* _Work to complete_:
Select from the data all lines with the word "chart".

%%

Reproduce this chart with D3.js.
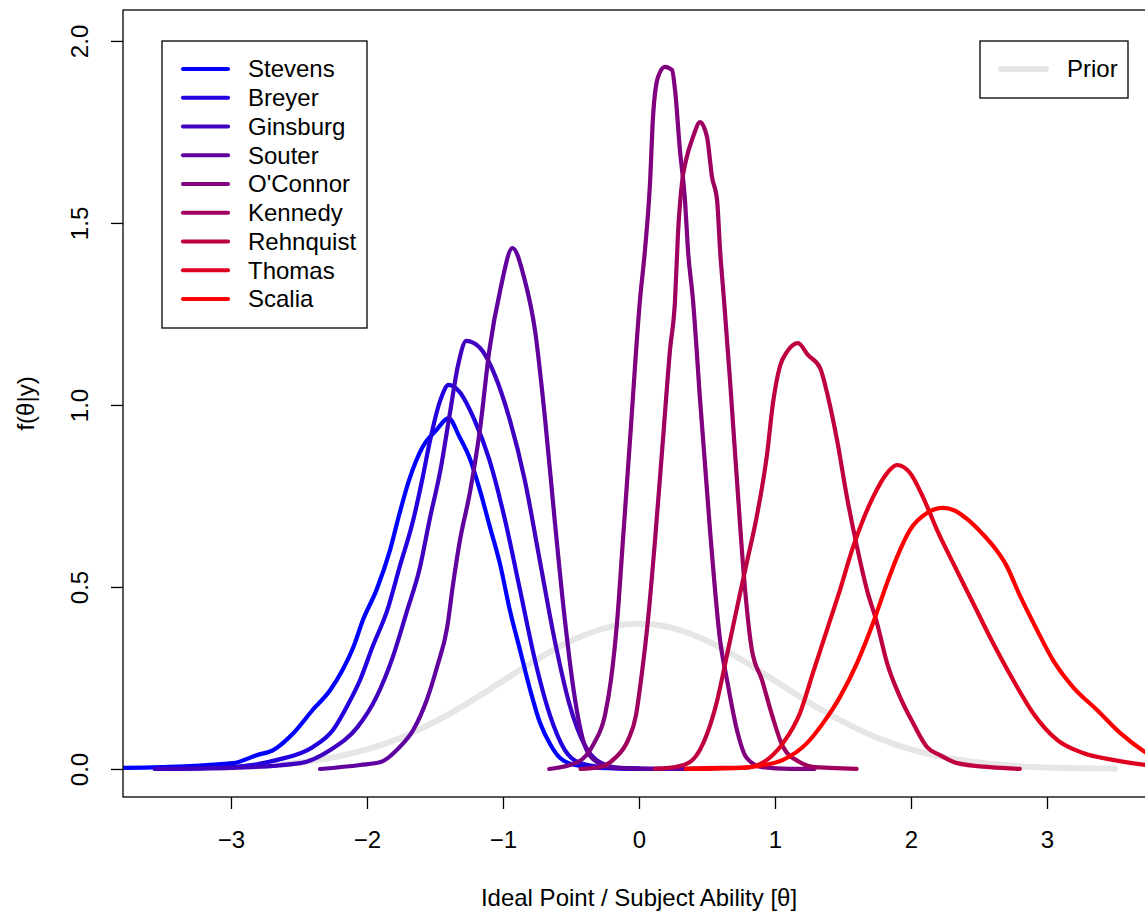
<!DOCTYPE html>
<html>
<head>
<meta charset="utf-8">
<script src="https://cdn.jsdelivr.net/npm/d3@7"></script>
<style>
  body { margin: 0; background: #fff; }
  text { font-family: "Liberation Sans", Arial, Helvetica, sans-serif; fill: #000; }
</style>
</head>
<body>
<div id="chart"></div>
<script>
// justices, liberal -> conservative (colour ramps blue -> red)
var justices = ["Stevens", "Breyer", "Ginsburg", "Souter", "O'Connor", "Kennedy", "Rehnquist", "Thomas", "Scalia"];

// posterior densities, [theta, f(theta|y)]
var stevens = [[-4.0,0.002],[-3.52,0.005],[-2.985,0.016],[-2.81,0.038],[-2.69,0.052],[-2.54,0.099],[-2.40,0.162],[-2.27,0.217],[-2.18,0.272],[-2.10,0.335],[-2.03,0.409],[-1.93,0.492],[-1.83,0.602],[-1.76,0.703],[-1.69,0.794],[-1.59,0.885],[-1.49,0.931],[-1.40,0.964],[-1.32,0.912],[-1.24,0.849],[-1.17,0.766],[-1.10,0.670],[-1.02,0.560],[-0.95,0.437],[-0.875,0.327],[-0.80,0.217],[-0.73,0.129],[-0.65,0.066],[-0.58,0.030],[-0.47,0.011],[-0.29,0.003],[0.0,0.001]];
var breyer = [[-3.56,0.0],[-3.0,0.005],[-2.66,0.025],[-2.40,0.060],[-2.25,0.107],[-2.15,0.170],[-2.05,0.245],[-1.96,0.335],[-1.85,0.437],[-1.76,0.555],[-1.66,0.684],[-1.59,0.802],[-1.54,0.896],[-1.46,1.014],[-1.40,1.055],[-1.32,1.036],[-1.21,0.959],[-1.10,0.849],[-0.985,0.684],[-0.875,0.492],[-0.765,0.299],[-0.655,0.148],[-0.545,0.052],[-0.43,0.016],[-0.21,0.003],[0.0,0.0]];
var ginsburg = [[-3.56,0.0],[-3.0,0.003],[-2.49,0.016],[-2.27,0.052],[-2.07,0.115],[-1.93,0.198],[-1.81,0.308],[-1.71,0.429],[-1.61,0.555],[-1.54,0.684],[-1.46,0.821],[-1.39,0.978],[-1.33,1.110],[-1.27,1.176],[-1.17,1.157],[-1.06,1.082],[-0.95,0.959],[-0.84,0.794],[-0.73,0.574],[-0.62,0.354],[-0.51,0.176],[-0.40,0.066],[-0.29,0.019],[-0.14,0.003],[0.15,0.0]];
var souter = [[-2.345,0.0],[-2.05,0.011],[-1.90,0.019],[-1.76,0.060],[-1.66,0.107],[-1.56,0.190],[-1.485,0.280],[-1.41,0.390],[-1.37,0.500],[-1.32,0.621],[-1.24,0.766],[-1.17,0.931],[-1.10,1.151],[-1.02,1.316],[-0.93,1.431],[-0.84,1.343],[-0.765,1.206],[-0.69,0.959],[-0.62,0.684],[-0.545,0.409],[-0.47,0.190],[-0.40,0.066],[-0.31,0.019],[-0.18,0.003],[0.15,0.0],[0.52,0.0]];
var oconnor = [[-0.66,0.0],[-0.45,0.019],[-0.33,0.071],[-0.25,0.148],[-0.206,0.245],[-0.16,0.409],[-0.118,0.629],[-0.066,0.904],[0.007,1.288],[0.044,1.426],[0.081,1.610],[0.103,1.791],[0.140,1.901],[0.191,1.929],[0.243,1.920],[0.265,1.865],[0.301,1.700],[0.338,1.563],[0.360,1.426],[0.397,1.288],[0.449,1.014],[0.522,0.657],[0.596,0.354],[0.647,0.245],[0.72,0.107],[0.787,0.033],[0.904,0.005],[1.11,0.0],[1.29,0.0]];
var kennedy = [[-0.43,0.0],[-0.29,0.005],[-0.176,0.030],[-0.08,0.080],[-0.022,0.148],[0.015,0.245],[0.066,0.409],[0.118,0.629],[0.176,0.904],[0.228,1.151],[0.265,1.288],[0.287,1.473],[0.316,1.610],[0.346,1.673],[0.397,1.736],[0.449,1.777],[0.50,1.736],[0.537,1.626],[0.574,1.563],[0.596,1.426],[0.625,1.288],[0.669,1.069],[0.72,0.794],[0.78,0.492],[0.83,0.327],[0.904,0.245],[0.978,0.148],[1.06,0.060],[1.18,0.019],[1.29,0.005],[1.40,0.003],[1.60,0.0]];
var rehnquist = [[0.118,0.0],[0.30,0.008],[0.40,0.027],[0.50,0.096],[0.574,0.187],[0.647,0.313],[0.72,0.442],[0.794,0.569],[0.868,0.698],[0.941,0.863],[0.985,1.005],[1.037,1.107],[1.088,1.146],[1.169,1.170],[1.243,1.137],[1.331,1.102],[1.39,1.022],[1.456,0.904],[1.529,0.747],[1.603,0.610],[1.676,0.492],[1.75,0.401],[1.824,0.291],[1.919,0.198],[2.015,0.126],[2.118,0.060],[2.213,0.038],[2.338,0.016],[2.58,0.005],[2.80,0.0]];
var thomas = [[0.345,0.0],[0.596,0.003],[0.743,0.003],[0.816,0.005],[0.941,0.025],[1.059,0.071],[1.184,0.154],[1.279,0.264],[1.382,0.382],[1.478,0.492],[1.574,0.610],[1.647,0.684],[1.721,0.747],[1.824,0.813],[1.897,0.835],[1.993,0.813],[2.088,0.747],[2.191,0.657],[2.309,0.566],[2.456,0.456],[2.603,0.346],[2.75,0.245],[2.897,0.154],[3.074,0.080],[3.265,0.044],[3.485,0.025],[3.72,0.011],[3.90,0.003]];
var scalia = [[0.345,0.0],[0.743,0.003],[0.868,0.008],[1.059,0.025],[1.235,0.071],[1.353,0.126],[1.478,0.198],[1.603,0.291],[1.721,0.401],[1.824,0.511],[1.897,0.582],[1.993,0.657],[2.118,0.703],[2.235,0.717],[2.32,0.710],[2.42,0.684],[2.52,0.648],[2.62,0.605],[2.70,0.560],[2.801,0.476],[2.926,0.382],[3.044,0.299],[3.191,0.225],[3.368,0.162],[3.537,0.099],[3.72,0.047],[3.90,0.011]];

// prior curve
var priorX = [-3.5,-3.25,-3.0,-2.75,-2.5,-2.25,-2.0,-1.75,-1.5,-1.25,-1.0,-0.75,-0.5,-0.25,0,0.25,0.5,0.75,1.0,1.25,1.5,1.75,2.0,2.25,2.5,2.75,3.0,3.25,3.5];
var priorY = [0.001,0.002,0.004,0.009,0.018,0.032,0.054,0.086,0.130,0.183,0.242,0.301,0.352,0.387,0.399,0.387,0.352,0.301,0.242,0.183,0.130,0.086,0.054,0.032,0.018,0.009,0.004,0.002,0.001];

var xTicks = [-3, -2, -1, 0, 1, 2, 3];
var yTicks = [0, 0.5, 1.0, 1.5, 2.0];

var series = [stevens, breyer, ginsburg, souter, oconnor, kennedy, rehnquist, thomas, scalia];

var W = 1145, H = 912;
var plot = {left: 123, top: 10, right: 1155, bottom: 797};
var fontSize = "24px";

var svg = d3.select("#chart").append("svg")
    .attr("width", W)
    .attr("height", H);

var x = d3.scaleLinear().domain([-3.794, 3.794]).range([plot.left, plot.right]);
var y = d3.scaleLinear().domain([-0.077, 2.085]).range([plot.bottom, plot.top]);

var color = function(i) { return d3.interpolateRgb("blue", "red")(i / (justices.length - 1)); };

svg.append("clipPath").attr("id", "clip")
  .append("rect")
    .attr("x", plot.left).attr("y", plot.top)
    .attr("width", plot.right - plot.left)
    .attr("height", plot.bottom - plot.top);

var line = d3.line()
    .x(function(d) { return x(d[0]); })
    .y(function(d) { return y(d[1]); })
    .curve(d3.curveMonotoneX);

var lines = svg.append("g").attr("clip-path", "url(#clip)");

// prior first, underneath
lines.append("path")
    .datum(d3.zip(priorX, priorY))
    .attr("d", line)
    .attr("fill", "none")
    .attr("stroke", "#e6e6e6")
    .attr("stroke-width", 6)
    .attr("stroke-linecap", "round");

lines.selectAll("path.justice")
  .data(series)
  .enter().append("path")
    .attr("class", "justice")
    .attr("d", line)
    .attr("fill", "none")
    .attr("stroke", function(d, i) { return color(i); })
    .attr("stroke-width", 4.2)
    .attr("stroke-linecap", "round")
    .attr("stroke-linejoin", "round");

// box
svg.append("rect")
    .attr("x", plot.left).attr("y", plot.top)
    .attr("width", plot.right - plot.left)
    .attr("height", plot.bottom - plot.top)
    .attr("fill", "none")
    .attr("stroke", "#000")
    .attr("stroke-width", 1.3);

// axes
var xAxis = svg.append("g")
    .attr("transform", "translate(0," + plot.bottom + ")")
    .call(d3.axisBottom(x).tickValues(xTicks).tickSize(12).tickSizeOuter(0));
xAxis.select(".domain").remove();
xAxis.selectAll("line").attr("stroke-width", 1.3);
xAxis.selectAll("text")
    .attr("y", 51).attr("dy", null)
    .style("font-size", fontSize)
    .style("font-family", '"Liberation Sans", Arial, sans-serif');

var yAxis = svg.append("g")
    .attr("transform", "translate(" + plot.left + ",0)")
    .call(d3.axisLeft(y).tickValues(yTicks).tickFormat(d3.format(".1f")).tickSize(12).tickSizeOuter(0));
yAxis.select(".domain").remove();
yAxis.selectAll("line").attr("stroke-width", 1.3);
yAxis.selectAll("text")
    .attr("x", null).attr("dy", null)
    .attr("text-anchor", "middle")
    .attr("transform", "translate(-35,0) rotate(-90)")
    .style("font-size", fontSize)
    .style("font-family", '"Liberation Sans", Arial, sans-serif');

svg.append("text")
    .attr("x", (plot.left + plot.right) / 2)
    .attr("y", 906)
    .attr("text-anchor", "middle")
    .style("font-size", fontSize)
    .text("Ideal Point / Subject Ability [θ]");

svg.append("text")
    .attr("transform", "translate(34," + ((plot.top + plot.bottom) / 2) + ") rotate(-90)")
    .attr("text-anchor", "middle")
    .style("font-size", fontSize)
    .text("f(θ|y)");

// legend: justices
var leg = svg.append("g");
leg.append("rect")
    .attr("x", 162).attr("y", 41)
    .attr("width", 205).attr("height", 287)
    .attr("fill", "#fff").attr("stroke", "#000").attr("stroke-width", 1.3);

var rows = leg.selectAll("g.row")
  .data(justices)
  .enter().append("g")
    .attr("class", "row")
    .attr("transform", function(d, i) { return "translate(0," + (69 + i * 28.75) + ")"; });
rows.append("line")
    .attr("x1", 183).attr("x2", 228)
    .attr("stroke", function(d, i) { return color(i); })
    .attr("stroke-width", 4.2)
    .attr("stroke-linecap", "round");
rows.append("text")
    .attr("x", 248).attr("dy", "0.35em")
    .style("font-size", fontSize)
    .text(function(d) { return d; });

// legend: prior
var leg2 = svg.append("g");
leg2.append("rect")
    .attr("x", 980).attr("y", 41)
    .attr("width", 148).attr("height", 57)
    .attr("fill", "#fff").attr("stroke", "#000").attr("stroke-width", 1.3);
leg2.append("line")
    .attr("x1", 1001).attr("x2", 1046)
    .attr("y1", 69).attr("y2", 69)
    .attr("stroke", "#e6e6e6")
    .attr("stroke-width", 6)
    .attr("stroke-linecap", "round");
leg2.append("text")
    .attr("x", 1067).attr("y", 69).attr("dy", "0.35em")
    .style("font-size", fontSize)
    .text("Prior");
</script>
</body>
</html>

%%

* _Completed task_:
Reproduce this chart with D3.js.
<div id="chart"></div>
var svg = d3.select("#chart").append("svg")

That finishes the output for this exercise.